Demand for palm oil, a cash crop widely used in food and cosmetics, has fueled deforestation in Indonesia and Malaysia. Palm oil plantations are relatively new to Peru and other South American countries.

"Part of the problem is that land use procedures are too easy in some cases, and managed by regional governments that are not strong enough to deal with the problem," Pulgar-Vidal said on the sidelines of the United Nations General Assembly.

Forests worldwide play a key role in removing carbon dioxide from the atmosphere; chopping them down worsens global warming.

Over the last decade an average total of 13 million hectares of forest have been cleared annually. Tropical forests are particularly hard-hit.

"Since 2008 the national government has delegated land use decisions to regional authorities, including the right to offer palm oil concessions," Pulgar-Vidal said. "We recognize that was not a good decision."
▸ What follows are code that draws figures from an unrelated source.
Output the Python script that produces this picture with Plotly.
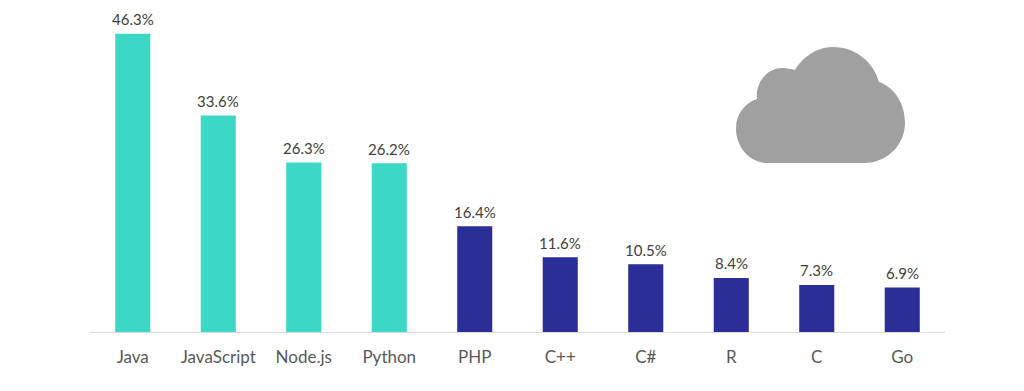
import plotly.graph_objects as go

languages = ["Java", "JavaScript", "Node.js", "Python", "PHP", "C++", "C#", "R", "C", "Go"]
shares = [46.3, 33.6, 26.3, 26.2, 16.4, 11.6, 10.5, 8.4, 7.3, 6.9]
share_labels = ["46.3%", "33.6%", "26.3%", "26.2%", "16.4%", "11.6%", "10.5%", "8.4%", "7.3%", "6.9%"]
TEAL = "#3bd8c6"
NAVY = "#2b2e96"
bar_colors = [TEAL] * 4 + [NAVY] * 6
FONT = "Lato, Noto Sans, sans-serif"

# The page adds an 8 px margin, so the figure is 1008x375 and offsets are reduced by 8
W, H = 1008, 375
L, R, T, B = 82, 71, 0, 51
plot_w = W - L - R
plot_h = H - T - B

# Cloud outline in pixels, relative to its lower-left anchor (y up)
cloud_path = (
    "M 32 0 C 14 0 0 15 0 35 C 0 49 9 60 21 64 "
    "C 19 80 31 95 46 95 C 51 95 55 94 59 93 "
    "C 66 105 80 116 97 116 C 120 116 138 100 143 81 "
    "C 158 76 169 60 169 40 C 169 18 151 0 128 0 Z"
)

fig = go.Figure(
    go.Bar(
        x=languages,
        y=shares,
        marker=dict(color=bar_colors, line=dict(width=0)),
        width=0.41,
    )
)
fig.update_layout(
    width=W,
    height=H,
    margin=dict(l=L, r=R, t=T, b=B, pad=0),
    paper_bgcolor="white",
    plot_bgcolor="white",
    showlegend=False,
    xaxis=dict(
        showline=True,
        linecolor="#d9d9d9",
        linewidth=1,
        showgrid=False,
        ticks="",
        tickfont=dict(family=FONT, size=17, color="#595959"),
        ticklabelstandoff=10,
    ),
    yaxis=dict(visible=False, range=[0, 50.3]),
    annotations=[
        dict(
            x=lang,
            y=val,
            text=lab,
            showarrow=False,
            yanchor="bottom",
            yshift=3.5,
            font=dict(family=FONT, size=15, color="#404040"),
        )
        for lang, val, lab in zip(languages, shares, share_labels)
    ],
    shapes=[
        dict(
            type="path",
            xref="paper",
            yref="paper",
            xsizemode="pixel",
            ysizemode="pixel",
            xanchor=(736 - 8 - L) / plot_w,
            yanchor=(332 - 163) / plot_h,
            path=cloud_path,
            fillcolor="#a0a0a0",
            line=dict(width=0),
        )
    ],
)
fig.write_html("out.html")
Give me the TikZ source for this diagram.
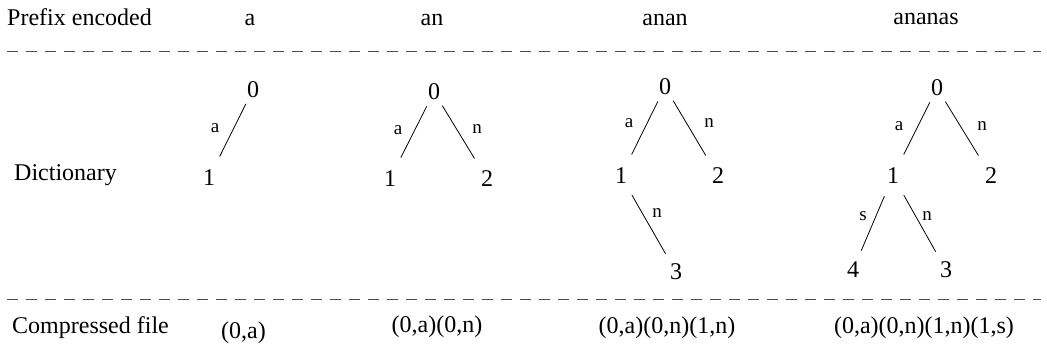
\documentclass[tikz,border=0pt]{standalone}
\usepackage{fontspec}
\setmainfont{Liberation Serif}
\begin{document}
\begin{tikzpicture}[x=1pt,y=-1pt,
  txt/.style={inner sep=0pt,anchor=base,font=\fontsize{24}{28}\selectfont},
  txtw/.style={inner sep=0pt,anchor=base west,font=\fontsize{24}{28}\selectfont},
  num/.style={inner sep=0pt,anchor=center,font=\fontsize{24}{28}\selectfont},
  lbl/.style={inner sep=0pt,anchor=center,font=\fontsize{19}{22}\selectfont},
  edgeA/.style={draw=black,line width=0.8pt,shorten <=16pt,shorten >=24pt},
  edgeB/.style={draw=black,line width=0.8pt,shorten <=22pt,shorten >=21pt},
  sep/.style={draw=black!70,line width=0.9pt,dash pattern=on 11pt off 8pt}]
\useasboundingbox (0,0) rectangle (1047,350);

% header row
\node[txtw] (hdr) at (7,26) {Prefix encoded};
\node[txt] (h1) at (250,26) {a};
\node[txt] (h2) at (432,26) {an};
\node[txt] (h3) at (665,26) {anan};
\node[txt] (h4) at (926,24.5) {ananas};

% separators
\coordinate (s1l) at (7,51);
\coordinate (s1r) at (1041,51);
\coordinate (s2l) at (7,299);
\coordinate (s2r) at (1041,299);
\draw[sep] (s1l) -- (s1r);
\draw[sep] (s2l) -- (s2r);

% dictionary label
\node[txtw] (dict) at (14,180) {Dictionary};

% tree 1
\node[num] (a0) at (253,89.5) {0};
\node[num] (a1) at (209,178) {1};
\draw[edgeA] (a0.center) -- (a1.center);
\node[lbl] (a0a) at (215,128) {a};

% tree 2
\node[num] (b0) at (434,92) {0};
\node[num] (b1) at (390,179) {1};
\node[num] (b2) at (487,179) {2};
\draw[edgeA] (b0.center) -- (b1.center);
\draw[edgeA] (b0.center) -- (b2.center);
\node[lbl] (b0a) at (398,130) {a};
\node[lbl] (b0n) at (477,129) {n};

% tree 3
\node[num] (c0) at (665,87) {0};
\node[num] (c1) at (621,176) {1};
\node[num] (c2) at (718,176) {2};
\node[num] (c3) at (676,272) {3};
\draw[edgeA] (c0.center) -- (c1.center);
\draw[edgeA] (c0.center) -- (c2.center);
\draw[edgeB] (c1.center) -- (c3.center);
\node[lbl] (c0a) at (629,123) {a};
\node[lbl] (c0n) at (709,123) {n};
\node[lbl] (c1n) at (657,213) {n};

% tree 4
\node[num] (d0) at (937,88) {0};
\node[num] (d1) at (893,176) {1};
\node[num] (d2) at (991,176) {2};
\node[num] (d4) at (853,270) {4};
\node[num] (d3) at (946,270) {3};
\draw[edgeA] (d0.center) -- (d1.center);
\draw[edgeA] (d0.center) -- (d2.center);
\draw[edgeB] (d1.center) -- (d4.center);
\draw[edgeB] (d1.center) -- (d3.center);
\node[lbl] (d0a) at (899,126) {a};
\node[lbl] (d0n) at (982,126) {n};
\node[lbl] (d1s) at (863,216) {s};
\node[lbl] (d1n) at (927,216) {n};

% compressed row
\node[txtw] (comp) at (12,333) {Compressed file};
\node[txt] (f1) at (243.5,338) {(0,a)};
\node[txt] (f2) at (437,332) {(0,a)(0,n)};
\node[txt] (f3) at (667,333) {(0,a)(0,n)(1,n)};
\node[txt] (f4) at (924,333) {(0,a)(0,n)(1,n)(1,s)};
\end{tikzpicture}
\end{document}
"The idea of the new regulation is to have clearer land use rules, so that palm oil plantations are limited to already-deforested areas of the country."

Forests cover 30 percent of the planet's surface and are home to an estimated 350 million indigenous people whose cultures and livelihoods depend upon them.

"In Peru the biggest driver of deforestation is migratory agriculture, mostly poor people who migrate from the Andes to the Amazon. Illegal mining is also a big problem," Pulgar-Vidal said. "The decree will affect everything related to land use ... I hope it will take effect in no more than two weeks."